Los estudiosos de estos conflictos en curso ponen su atención en la violencia devastadora que tienen algunas de estas confrontaciones, que no se detienen ante niños y mujeres. Esto tiene una dolorosa explicación: la mayoría de los conflictos ocurren entre facciones del mismo país. Son guerras civiles, aunque en todas sea evidente la participación de fuerzas externas e intereses de diverso carácter.
Que, en términos generales, el número de guerras haya disminuido y que la duración de los mismas sea cada vez menor, no es algo que nos permita tranquilizarnos. Se han producido avances, como el acuerdo internacional que ha prohibido el uso de minas antipersonales y armas biológicas en los conflictos. En la inmensa mayoría de los países, los sistemas educativos están poniendo en marcha programas para formar a niños y jóvenes en una cultura de la paz. Son numerosas las oenegés que están haciendo incansables esfuerzos por promover la paz entre las facciones militares.

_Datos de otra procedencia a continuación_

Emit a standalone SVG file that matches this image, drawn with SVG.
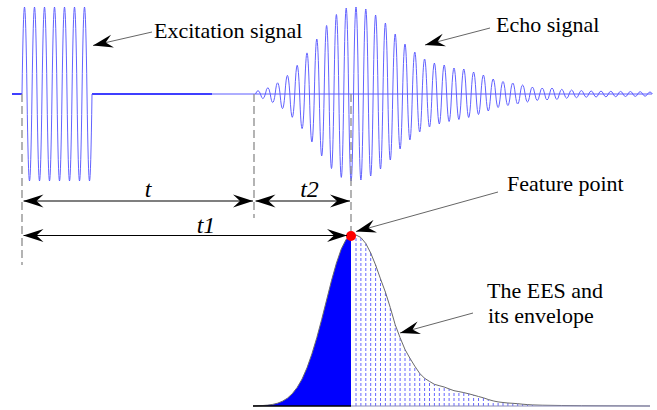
<svg xmlns="http://www.w3.org/2000/svg" width="657" height="410" viewBox="0 0 657 410">
<style>
.lbl{font-size:22px;fill:#000}
.ital{font-size:24px;font-style:italic;fill:#000}
.wave{fill:none;stroke:#5a5aff;stroke-width:0.95}
.base{fill:none;stroke:#0000ff;stroke-width:1.6}
.baselt{fill:none;stroke:#5c5cff;stroke-width:1}
.guide{fill:none;stroke:#8c8c8c;stroke-width:1.3;stroke-dasharray:8 4}
.dim{fill:none;stroke:#000;stroke-width:1.2;marker-start:url(#ah);marker-end:url(#ah)}
.ann{fill:none;stroke:#666;stroke-width:1;marker-end:url(#ah)}
.stem{fill:none;stroke:#6666ff;stroke-width:1;stroke-dasharray:3 2}
</style>
<defs>
<marker id="ah" viewBox="0 0 20 14" refX="20" refY="7" markerWidth="20" markerHeight="14" markerUnits="userSpaceOnUse" orient="auto-start-reverse">
<path d="M20 7L0 0.5L7 7L0 13.5Z" fill="#000"/>
</marker>
</defs>
<rect width="657" height="410" fill="#fff"/>

<g id="excitation-signal">
<path class="base" d="M12 94H22M92 94H212"/>
<path class="wave" d="M22 94q2.5 -174 5 0t5 0t5 0t5 0t5 0t5 0t5 0t5 0t5 0t5 0t5 0t5 0t5 0t5 0"/>
</g>

<g id="echo-signal">
<path class="baselt" d="M212 94H652"/>
<path class="wave" d="M255.55 94q2.45 -6.6 4.9 0q2.45 9.2 4.9 0q2.45 -12.6 4.9 0q2.45 17 4.9 0q2.45 -22.4 4.9 0q2.45 29.2 4.9 0q2.45 -37.2 4.9 0q2.45 46.6 4.9 0q2.45 -57.4 4.9 0q2.45 69.2 4.9 0q2.45 -82.2 4.9 0q2.45 96 4.9 0q2.45 -110 4.9 0q2.45 123.8 4.9 0q2.45 -137 4.9 0q2.45 149 4.9 0q2.45 -159 4.9 0q2.45 166.8 4.9 0q2.45 -171.8 4.9 0q2.45 174 4.9 0q2.45 -174 4.9 0q2.45 172 4.9 0q2.45 -170 4.9 0q2.45 164 4.9 0q2.45 -158 4.9 0q2.45 150 4.9 0q2.45 -142 4.9 0q2.45 132 4.9 0q2.45 -120 4.9 0q2.45 110 4.9 0q2.45 -100 4.9 0q2.45 92 4.9 0q2.45 -84 4.9 0q2.45 76 4.9 0q2.45 -70 4.9 0q2.45 66 4.9 0q2.45 -62 4.9 0q2.45 60 4.9 0q2.45 -58 4.9 0q2.45 55 4.9 0q2.45 -52 4.9 0q2.45 51 4.9 0q2.45 -50 4.9 0q2.45 47 4.9 0q2.45 -44 4.9 0q2.45 41 4.9 0q2.45 -38 4.9 0q2.45 34 4.9 0q2.45 -30 4.9 0q2.45 27 4.9 0q2.45 -25 4.9 0q2.45 23 4.9 0q2.45 -22 4.9 0q2.45 20 4.9 0q2.45 -18 4.9 0q2.45 16 4.9 0q2.45 -14 4.9 0q2.45 13 4.9 0q2.45 -12 4.9 0q2.45 12 4.9 0q2.45 -12 4.9 0q2.45 11 4.9 0q2.45 -9.4 4.9 0q2.45 8.6 4.9 0q2.45 -8 4.9 0q2.45 7.4 4.9 0q2.45 -6.8 4.9 0q2.45 6.4 4.9 0q2.45 -6 4.9 0q2.45 6 4.9 0q2.45 -5.8 4.9 0q2.45 5.6 4.9 0q2.45 -5.4 4.9 0q2.45 5.4 4.9 0q2.45 -5.2 4.9 0q2.45 5 4.9 0q2.45 -5 4.9 0q2.45 4.8 4.9 0q2.45 -4.6 4.9 0q2.45 4.4 4.9 0q2.45 -4 4.9 0"/>
</g>

<g id="ees-envelope">
<path class="stem" d="M356 406V235M360.9 406V237.5M365.8 406V243.5M370.7 406V253M375.6 406V265M380.5 406V278.9M385.4 406V292.1M390.3 406V307.6M395.2 406V324.7M400.1 406V337.7M405 406V349.5M409.9 406V358.2M414.8 406V366.2M419.7 406V373.4M424.6 406V378.3M429.5 406V381.4M434.4 406V384.3M439.3 406V385.7M444.2 406V387M449.1 406V388.9M454 406V390.7M458.9 406V391.3M463.8 406V391.9M468.7 406V393.5M473.6 406V395.1M478.5 406V396.5M483.4 406V397.8M488.3 406V399.5M493.2 406V400.9M498.1 406V401.9M503 406V402.5M507.9 406V403M512.8 406V403.3M517.7 406V403.7M522.6 406V404.2M527.5 406V404.6M532.4 406V404.9"/>
<path d="M253 406L258 405.75L262.9 405.5L267.8 405.1L272.7 404.4L277.6 403.2L282.5 401.2L287.4 398.2L292.3 393.7L297.2 387.4L302.1 379L307 367.8L311.9 353.9L316.8 337.7L321.7 319.4L326.6 300L331.5 280.6L336.4 263.2L341.3 248.9L346.2 239.3L351 235.2L351 406Z" fill="#0000ff"/>
<path d="M253 406L258 405.75L262.9 405.5L267.8 405.1L272.7 404.4L277.6 403.2L282.5 401.2L287.4 398.2L292.3 393.7L297.2 387.4L302.1 379L307 367.8L311.9 353.9L316.8 337.7L321.7 319.4L326.6 300L331.5 280.6L336.4 263.2L341.3 248.9L346.2 239.3L351 235.2L356 235L360.9 237.5L365.8 243.5L370.7 253L375.6 265L380.5 278.9L385.4 292.1L390.3 307.6L395.2 324.7L400.1 337.7L405 349.5L409.9 358.2L414.8 366.2L419.7 373.4L424.6 378.3L429.5 381.4L434.4 384.3L439.3 385.7L444.2 387L449.1 388.9L454 390.7L458.9 391.6L463.8 392.6L468.7 393.8L473.6 395.1L478.5 396.5L483.4 397.8L488.3 399.5L493.2 400.9L498.1 401.9L503 402.5L507.9 403L512.8 403.3L517.7 403.7L522.6 404.2L527.5 404.6L532.4 404.9L542.2 405.2L561.8 405.5L581.4 405.7L601 405.8L650 406" fill="none" stroke="#6a6a6a" stroke-width="1"/>
<path d="M253 406H351" stroke="#000" stroke-width="1.6"/>
<path d="M351 406H650" stroke="#8a8ab8" stroke-width="1"/>
</g>

<g id="feature-point">
<circle cx="351" cy="236" r="5" fill="#ff0000"/>
</g>

<g id="connectors">
<path class="guide" d="M22 94V265M254 94V218M351 94V231"/>
<path class="dim" d="M23.5 201H253"/>
<path class="dim" d="M255.5 201H350"/>
<path class="dim" d="M23.5 235.5H347"/>
<path class="ann" d="M152 32L93 45.5"/>
<path class="ann" d="M490 28L425 45"/>
<path class="ann" d="M498 192L356 231.5"/>
<path class="ann" d="M473 313L400 333"/>
</g>

<g id="labels" font-family="'Liberation Serif', 'DejaVu Serif', serif">
<text class="lbl" x="154" y="38">Excitation signal</text>
<text class="lbl" x="496" y="31.5">Echo signal</text>
<text class="lbl" x="507" y="190.5">Feature point</text>
<text class="lbl" x="487" y="298">The EES and</text>
<text class="lbl" x="488" y="323">its envelope</text>
<text class="ital" x="148" y="197" text-anchor="middle">t</text>
<text class="ital" x="309.5" y="197" text-anchor="middle">t2</text>
<text class="ital" x="206" y="233" text-anchor="middle">t1</text>
</g>
</svg>
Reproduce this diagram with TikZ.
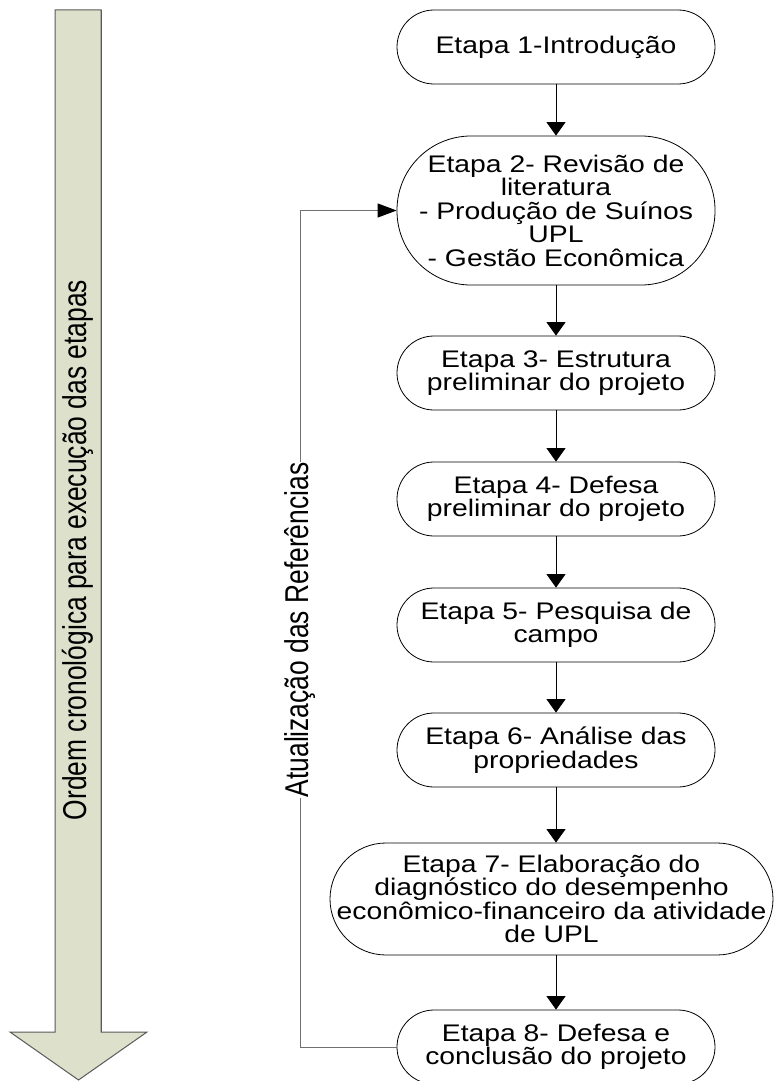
\documentclass[tikz,border=0pt]{standalone}
\usepackage{fontspec}
\setmainfont{Liberation Sans}
\newfontfamily\nodefont{Liberation Sans}[FakeStretch=1.18]
\newfontfamily\vertfont{Liberation Sans}[FakeStretch=0.8]
\usetikzlibrary{arrows.meta}
\definecolor{arrowfill}{HTML}{DDE0CA}
\definecolor{arrowline}{HTML}{5A5A5A}
\definecolor{fbline}{HTML}{707070}
\begin{document}
\begin{tikzpicture}[x=1pt,y=-1pt,
  stage/.style={draw=black, line width=0.8pt, rounded corners=37pt,
    minimum width=318pt, minimum height=74pt, inner sep=0pt, align=center,
    font={\nodefont\fontsize{24}{23.5}\selectfont}},
  flow/.style={draw=black, line width=0.8pt, -{Triangle[width=19pt,length=13.5pt]}},
  fb/.style={draw=fbline, line width=1pt, -{Triangle[width=14pt,length=19pt,black]}},
  vlabel/.style={rotate=90, inner xsep=1pt, inner ysep=0pt,
    font={\vertfont\fontsize{33}{33}\selectfont}}
]
\useasboundingbox (0,0) rectangle (774,1081);
% big chronological arrow
\draw[fill=arrowfill, draw=arrowline, line width=1pt, line join=miter]
  (55,10) -- (101,10) -- (101,1032) -- (147,1032) -- (78.5,1080)
  -- (10,1032) -- (55,1032) -- cycle;
\draw[arrowline, line width=1.5pt] (101.5,10.5) -- (101.5,1032);
\node[vlabel] (ordem) at (78,550) {Ordem cronológica para execução das etapas};
% stages
\node[stage] (n1) at (556,47) {Etapa 1-Introdução};
\node[stage, minimum height=149pt, rounded corners=74pt] (n2) at (556,210.5)
  {Etapa 2- Revisão de\\literatura\\- Produção de Suínos\\UPL\\- Gestão Econômica};
\node[stage] (n3) at (556,373) {Etapa 3- Estrutura\\preliminar do projeto};
\node[stage] (n4) at (556,499) {Etapa 4- Defesa\\preliminar do projeto};
\node[stage] (n5) at (556,625) {Etapa 5- Pesquisa de\\campo};
\node[stage] (n6) at (556,750) {Etapa 6- Análise das\\propriedades};
\node[stage, minimum width=443pt, minimum height=112pt, rounded corners=56pt] (n7) at (551.5,899)
  {Etapa 7- Elaboração do\\diagnóstico do desempenho\\econômico-financeiro da atividade\\de UPL};
\node[stage] (n8) at (556,1047) {Etapa 8- Defesa e\\conclusão do projeto};
% flow arrows
\draw[flow] (n1.south) -- (n2.north);
\draw[flow] (n2.south) -- (n3.north);
\draw[flow] (n3.south) -- (n4.north);
\draw[flow] (n4.south) -- (n5.north);
\draw[flow] (n5.south) -- (n6.north);
\draw[flow] (n6.south) -- (n7.north -| n6.south);
\draw[flow] (n7.south -| n8.north) -- (n8.north);
% feedback
\coordinate (fbx) at (300,0);
\draw[fb] (n8.west) -- (n8.west -| fbx) |- (n2.west);
\node[vlabel, fill=white] (atual) at (300,630) {Atualização das Referências};
\end{tikzpicture}
\end{document}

Pero, en sentido contrario, también hay muchas fuerzas actuando: el terrorismo, que opera como una guerra de grupos de fanáticos en contra de Occidente; las luchas por el control de los recursos mineros; los agravios entre grupos étnicos y religiosos; las desigualdades sociales; las conductas extremas entre grupos que se disputan el poder; las bandas de narcotraficantes; la acción erosiva de los fabricantes y vendedores de armas. Todos son factores que apuntan hacia el mismo objetivo: deslegitimar las vías del diálogo e imponer la fuerza –a costa de vidas humanas– como la solución a las inevitables disputas entre personas, comunidades y países.
Dicen los expertos, y lo sostienen con datos cualitativos y cuantitativos, que en las últimas dos décadas se han producido avances reales en la promoción de un mundo que evolucione hacia la erradicación de los conflictos. Esto es alentador pero no suficiente. El diálogo, además de categoría de estatus universal, debería ser la más extendida práctica en todos los planos de la vida organizada: solo así, la realidad de un mundo sin guerras será posible.